Perspectives: Making it Work
pH sensor stands up to tough conditions
Design provides improved reliability in a polymer-precursor batch reactor. Sensors must respond quickly and survive a harsh environment. Poor probe reliability can make the difference between a process that makes money and one that doesnt.
Dependable pH control is vital for producing precursor polymer. The elements, or sensors, must operate over a wide pH range. Sensors must respond quickly and survive a harsh environment. Poor probe reliability can make the difference between a process that makes money and one that doesn’t.
Batch production of monomer
Polychemie, Pearlington, Miss., manufactures coagulant and solution flocculants for its parent company, SNF Inc. The Mississippi plant produces a monomer that’s a precursor for PolyDADMAC polymer (poly-diallyl, dimethyl ammonium chloride). The process takes two steps: charging raw materials, followed by separation. The measurement of pH has different roles during the two stages of the process. During the first stage, pH controls addition of a raw material at low pH; the second stage operates at a high pH (Figure 1).
Figure 1. Fine control is critical during first step in polymerization.
During this process, the reactor’s pH sensor is subjected to an extremely harsh and abrasive environment with temperatures ranging up to 180°F. Steam coils within the vessel’s jacket maintain the high temperatures.
During the initial phase, two ingredients flow into the agitated reactor, mixing with an already present third material. pH is maintained by controlling the flow rate of one of the compounds. The stoichiometry in the reactor is managed by the pH loop. pH control also is important during the second process step, the stripping phase. In this step, water and residual organic matter are removed from the monomer product.
The plant recycles the excess organic materials. During the second step the reactor operates under vacuum at elevated temperature, and with a tight tolerance on alkalinity (9 pH to 10 pH). pH is used to control the rate of caustic addition. A high pH is required for stripping. Abrasive salts form during this phase, adding another threat to the pH probe in its environment. At the beginning of this phase the sensor must respond quickly to achieve product quality. A distributed control system terminates caustic addition at a predetermined value.
Finding a rugged pH sensor
Polychemie tried several types of pH sensors in the reactor, but none could long withstand the harsh environment. Shortly after installation, sensor response times slowed to a point that rendered the pH reading useless. Even flowing reference sensors, with both conventional glass and unique glass/steel measuring electrodes, quickly degraded in the harsh conditions.
Eventually the plant found success with the TB557 pH sensor from ABB Instrumentation (Figure 2).
Figure 2. Teflon and Viton provides some protection against reference contamination.
This unit consists of a hot-tap retractable sensor, which allows easy insertion or removal through a ball valve without disturbing the process. The plant now uses the sensors on four batch reactors.
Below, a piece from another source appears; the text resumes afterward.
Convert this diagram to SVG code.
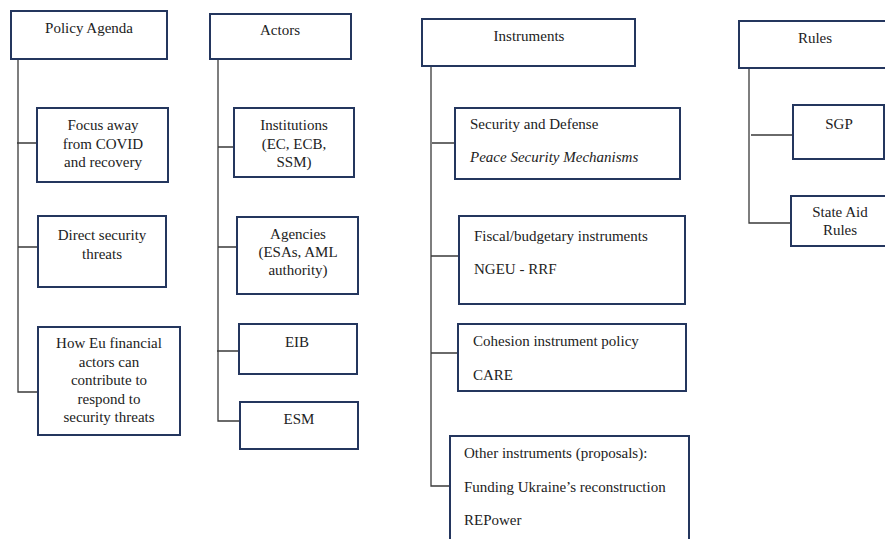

ABB supplies the sensor complete with a ball valve assembly that bolts to a standard flanged port on the reactor. The sensor has a patented reference comprised of a matrix of immobilized KCl salt fronted by a porous Teflon junction. This “solid state” reference is almost immune to poisoning or the plugging problems that plague conventional liquid, slurry and gel-based references. Without this reference technology the sensor would be quickly destroyed during batch operations involving vacuum and extremely high pH.
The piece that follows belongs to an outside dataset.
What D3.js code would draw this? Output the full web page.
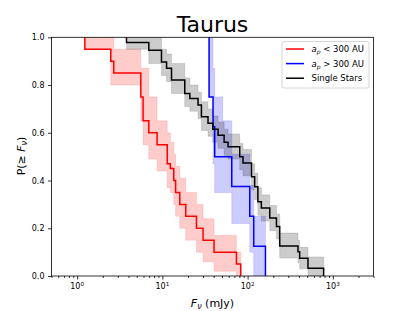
<!DOCTYPE html>
<html><head><meta charset="utf-8">
<script src="https://cdn.jsdelivr.net/npm/d3@7"></script>
<style>body{margin:0;background:#fff}svg{display:block}text{font-family:"DejaVu Sans",sans-serif}</style>
</head><body><svg id="c" width="415" height="311"></svg>
<script>
// a_p < 300 AU
const redFlux = [1.23, 2.48, 2.69, 5.58, 5.94, 6.93, 8.67, 11.4, 12.4, 13.6, 14.3, 16.0, 18.8, 25.1, 30.0, 40.4, 73.9, 83];
const redP    = [0.95, 0.90, 0.85, 0.75, 0.65, 0.60, 0.55, 0.47, 0.45, 0.40, 0.35, 0.30, 0.25, 0.20, 0.15, 0.10, 0.05, 0];
const redBandFlux = [1.23, 2.48, 2.69, 5.58, 5.94, 6.93, 8.67, 11.4, 12.4, 13.6, 14.3, 16.0, 18.8, 25.1, 30.0, 40.4, 73.9, 83];
const redHi   = [1.0, 1.0, 0.95, 0.87, 0.87, 0.75, 0.65, 0.60, 0.56, 0.51, 0.46, 0.41, 0.35, 0.30, 0.24, 0.17, 0.10, 0];
const redLo   = [0.95, 0.80, 0.80, 0.65, 0.55, 0.49, 0.44, 0.37, 0.35, 0.30, 0.25, 0.20, 0.15, 0.10, 0.06, 0.02, 0.0, 0];

// a_p > 300 AU
const blueFlux = [35.3, 39.3, 41.1, 65.2, 106, 118, 162];
const blueP    = [0.75, 0.625, 0.5, 0.375, 0.25, 0.125, 0];
const blueBandFlux = [35.3, 39.3, 41.1, 51, 65.2, 106, 118, 162];
const blueHi   = [1.0, 0.87, 0.75, 0.65, 0.51, 0.38, 0.25, 0];
const blueLo   = [0.75, 0.47, 0.35, 0.35, 0.22, 0.10, 0.0, 0];

// single stars
const blackFlux = [3.79, 6.93, 9.76, 11.2, 12.8, 18.3, 21.0, 26.2, 28.7, 34.3, 39.0, 45, 53, 58.9, 80.8, 88.3, 111, 121, 132, 145, 182, 218, 238, 390, 408, 511, 780];
const blackP    = [0.978, 0.946, 0.897, 0.870, 0.821, 0.765, 0.744, 0.716, 0.667, 0.640, 0.615, 0.59, 0.56, 0.542, 0.500, 0.473, 0.416, 0.374, 0.311, 0.285, 0.243, 0.207, 0.126, 0.102, 0.074, 0.032, 0];
const blackBandFlux = [3.79, 6.93, 9.76, 11.2, 12.8, 18.3, 21.0, 26.2, 28.7, 34.3, 39.0, 45, 53, 58.9, 80.8, 88.3, 111, 121, 132, 145, 182, 218, 238, 390, 408, 511, 780];
const blackHi   = [1.0, 1.0, 0.95, 0.93, 0.89, 0.83, 0.80, 0.77, 0.73, 0.70, 0.67, 0.645, 0.615, 0.595, 0.555, 0.53, 0.47, 0.43, 0.37, 0.34, 0.295, 0.26, 0.18, 0.15, 0.12, 0.08, 0];
const blackLo   = [0.95, 0.89, 0.84, 0.815, 0.765, 0.71, 0.69, 0.66, 0.61, 0.585, 0.56, 0.535, 0.505, 0.49, 0.445, 0.42, 0.36, 0.32, 0.255, 0.23, 0.19, 0.155, 0.075, 0.055, 0.03, 0.0, 0];

const yTicks = [0, 0.2, 0.4, 0.6, 0.8, 1.0];
const xMajor = [1, 10, 100, 1000];
const xExp = ["0", "1", "2", "3"];
const legendLabels = ["< 300 AU", "> 300 AU", "Single Stars"];

const series = [
  {flux: redFlux, p: redP, bf: redBandFlux, hi: redHi, lo: redLo, color: "#ff0000"},
  {flux: blueFlux, p: blueP, bf: blueBandFlux, hi: blueHi, lo: blueLo, color: "#0000ff"},
  {flux: blackFlux, p: blackP, bf: blackBandFlux, hi: blackHi, lo: blackLo, color: "#000000"}
];

const svg = d3.select("#c");
const L = 51.5, R = 373.5, T = 37.3, B = 276;
const x = d3.scaleLog().domain([0.5, 3000]).range([L, R]);
const y = d3.scaleLinear().domain([0, 1]).range([B, T]);

svg.append("clipPath").attr("id", "pc").append("rect")
  .attr("x", L).attr("y", T).attr("width", R - L).attr("height", B - T);
const plot = svg.append("g").attr("clip-path", "url(#pc)");

series.forEach(s => {
  const d = s.bf.map((f, i) => ({f, hi: s.hi[i], lo: s.lo[i]}));
  const area = d3.area().curve(d3.curveStepAfter)
    .x(e => x(e.f)).y0(e => y(e.lo)).y1(e => y(e.hi));
  plot.append("path").attr("d", area(d))
    .attr("fill", s.color).attr("fill-opacity", 0.2)
    .attr("stroke", s.color).attr("stroke-opacity", 0.12).attr("stroke-width", 1);
});
series.forEach(s => {
  const d = [{f: s.flux[0], p: 1}].concat(s.flux.map((f, i) => ({f, p: s.p[i]})));
  const line = d3.line().curve(d3.curveStepAfter).x(e => x(e.f)).y(e => y(e.p));
  plot.append("path").attr("d", line(d)).attr("fill", "none")
    .attr("stroke", s.color).attr("stroke-width", 1.5);
});

svg.append("g").attr("transform", `translate(0,${B})`)
  .call(d3.axisBottom(x).tickValues(xMajor).tickFormat("").tickSize(3.5));
const minors = [];
for (let e = -1; e <= 3; e++) for (let m = 2; m <= 9; m++) {
  const v = m * Math.pow(10, e);
  if (v >= 0.5 && v <= 3000) minors.push(v);
}
svg.append("g").attr("transform", `translate(0,${B})`)
  .call(d3.axisBottom(x).tickValues(minors).tickFormat("").tickSize(2));
svg.selectAll(".domain").remove();
svg.selectAll(".tick line").attr("stroke", "#000").attr("stroke-width", 0.8);

xMajor.forEach((v, i) => {
  const t = svg.append("text").attr("x", x(v)).attr("y", 289).attr("text-anchor", "middle")
    .attr("font-size", 8).attr("fill", "#000");
  t.append("tspan").text("10");
  t.append("tspan").attr("dy", -3.5).attr("font-size", 5.6).text(xExp[i]);
});

const ay = svg.append("g").attr("transform", `translate(${L},0)`)
  .call(d3.axisLeft(y).tickValues(yTicks).tickFormat(d3.format(".1f")).tickSize(3.5).tickPadding(3.5));
ay.select(".domain").remove();
ay.selectAll(".tick line").attr("stroke", "#000").attr("stroke-width", 0.8);
ay.selectAll(".tick text").attr("font-size", 8).attr("font-family", "DejaVu Sans").attr("fill", "#000");

svg.append("rect").attr("x", L).attr("y", T).attr("width", R - L).attr("height", B - T)
  .attr("fill", "none").attr("stroke", "#000").attr("stroke-width", 0.8);

svg.append("text").attr("x", (L + R) / 2).attr("y", 31.5).attr("text-anchor", "middle")
  .attr("font-size", 22).text("Taurus");
const xl = svg.append("text").attr("x", (L + R) / 2).attr("y", 307).attr("text-anchor", "middle").attr("font-size", 11);
xl.append("tspan").attr("font-style", "italic").text("F");
xl.append("tspan").attr("font-style", "italic").attr("font-size", 8).attr("dy", 2).text("ν");
xl.append("tspan").attr("dy", -2).text(" (mJy)");
const yl = svg.append("text").attr("transform", "translate(25,156) rotate(-90)").attr("text-anchor", "middle").attr("font-size", 11);
yl.append("tspan").text("P(≥ ");
yl.append("tspan").attr("font-style", "italic").text("F");
yl.append("tspan").attr("font-style", "italic").attr("font-size", 8).attr("dy", 2).text("ν");
yl.append("tspan").attr("dy", -2).text(")");

const lg = svg.append("g");
lg.append("rect").attr("x", 282).attr("y", 41.5).attr("width", 87).attr("height", 46.5).attr("rx", 2)
  .attr("fill", "#fff").attr("fill-opacity", 0.8).attr("stroke", "#cccccc").attr("stroke-width", 0.8);
series.forEach((s, i) => {
  const yy = 49 + i * 14.6;
  lg.append("line").attr("x1", 286).attr("x2", 304).attr("y1", yy).attr("y2", yy)
    .attr("stroke", s.color).attr("stroke-width", 1.5);
  const t = lg.append("text").attr("x", 311.5).attr("y", yy + 3).attr("font-size", 8.5);
  if (i < 2) {
    t.append("tspan").attr("font-style", "italic").text("a");
    t.append("tspan").attr("font-style", "italic").attr("font-size", 6).attr("dy", 2).text("p");
    t.append("tspan").attr("dy", -2).text(" " + legendLabels[i]);
  } else t.text(legendLabels[i]);
});
</script></body></html>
The ABB probe’s sensitive hemispherical glass electrode is rugged enough to withstand abrasion and strong caustic. It is rated for a true 0 to 14 pH range at temperatures to 140°C (284°F). The body of the sensor is Kynar (PVDF) strengthened by a titanium sheath; both materials hold up well to the harsh process conditions. An integral cable and temperature element complete this rugged combination pH sensor.
The sensors have operated successfully at the Polychemie plant for about three years. Polychemie calibrates the pH sensors and transmitters from the four reactors on a weekly schedule. To do so, technicians simply retract the sensor, close the ball valve, and then remove the sensor for field calibration (Figures 3 ).
Figure 3. Sensor can be easily retracted through ball valve for calibration or inspection.
Technicians check the sensor and transmitter accuracies as well as the sensor response time (Figure 4).
Figure 4. Typical two-point calibration of retracted pH probe.
Because pH measurement is so critical to successful batch production of this monomer process, Polychemie replaces the sensors every six months as a matter of policy.